In 2007 Hunt was joined by Erica Nockalls on what the two musicians now refer to as ‘The Never Ending Acoustic Tour’. They have made two studio albums together, 2007’s ‘Not An Exit’ and 2009’s ‘Catching More Than We Miss’. In 2011 they released their first live album together, again, to avoid confusion, it has the simplest of titles, ‘Miles & Erica; Live 2011’.
In 2009 the band returned to Japan for the first time in 17 years and went on to headline the Avalon Stage at Glastonbury festival, having not appeared there in 20 years!
In the Spring of 2011 The Wonder Stuff enjoyed a co-headline, sell out tour of the UK with their old friends The Levellers. Later the same year they returned to Australia for a short tour with past sparring partners, Jesus Jones.

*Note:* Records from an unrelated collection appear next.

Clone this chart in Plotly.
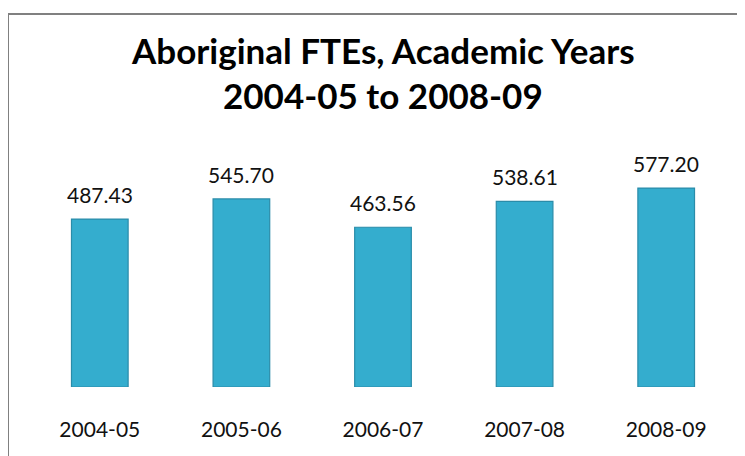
import plotly.graph_objects as go

categories = ["2004-05", "2005-06", "2006-07", "2007-08", "2008-09"]
values = [487.43, 545.70, 463.56, 538.61, 577.20]
value_labels = ["487.43", "545.70", "463.56", "538.61", "577.20"]
title_lines = ["Aboriginal FTEs, Academic Years", "2004-05 to 2008-09"]

W, H = 745, 456
L, R, T, B = 21, 16, 142, 77
pw = W - L - R
ph = H - T - B

fig = go.Figure()
fig.add_trace(go.Bar(
    x=categories, y=values,
    marker=dict(color="#34ADCE", line=dict(color="#2A8CA9", width=1.2)),
    width=0.4,
    hoverinfo="skip",
))

font_family = "Lato, 'Liberation Sans', sans-serif"
annotations = []
for c, v, t in zip(categories, values, value_labels):
    annotations.append(dict(x=c, y=v, xref="x", yref="y", text=t, showarrow=False,
                            yanchor="bottom", yshift=10,
                            font=dict(family=font_family, size=21, color="#111111")))

title_y = [42, 87]
for line, yp in zip(title_lines, title_y):
    annotations.append(dict(x=0.5, xref="paper", y=(H - B - yp) / ph, yref="paper",
                            text="<b>" + line + "</b>", showarrow=False,
                            xanchor="center", yanchor="middle",
                            font=dict(family=font_family, size=35, color="#000000")))

bx = (0 - L) / pw
by = (H - B - 6) / ph
shapes = [dict(type="path", xref="paper", yref="paper",
               path=f"M {bx},{-0.5} L {bx},{by} L {1.2},{by}",
               line=dict(color="#808080", width=2))]

fig.update_layout(
    width=W, height=H,
    margin=dict(l=L, r=R, t=T, b=B, autoexpand=False),
    paper_bgcolor="white", plot_bgcolor="white",
    showlegend=False,
    annotations=annotations,
    shapes=shapes,
    xaxis=dict(type="category", showline=False, showgrid=False, ticks="", ticklabelstandoff=28,
               tickfont=dict(family=font_family, size=21, color="#111111")),
    yaxis=dict(range=[0, ph / 0.3446], visible=False, showgrid=False),
)

fig.write_html("out.html")
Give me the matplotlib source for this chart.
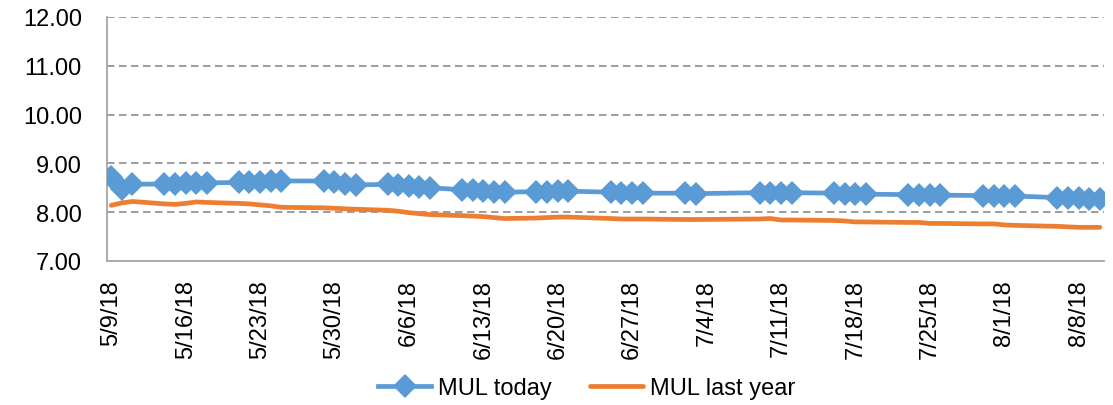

December 2012 saw The Wonder Stuff’s own Sleigh The UK return to a handful of O2 Academy venues. An extravaganza bill of The Wonder Stuff, Pop Will Eat Itself and Jesus Jones.
2013 saw the release of the band’s latest album ‘Oh No It’s…The Wonder Stuff’ with a 3 week tour in April around the UK followed by 10 festival appearances. 2012’s ‘Sleigh The UK’ tour of O2 Academy sell out shows featuring The Wonder Stuff, Jesus Jones and PWEI were such a huge success it was repeated again in December!
In 2014 frontman Miles Hunt completed his first book ‘The Wonder Stuff Diaries ’86 – ‘89’ and still found time to play four dates in Australia, Bearded Theory festival, Garforth Arts Festival, Cropredy and V Festival.
This year sees the band on the road again for just a handful of festival and warm up dates ahead of their new album to celebrate the band’s 30 Anniversary to be released in 2016.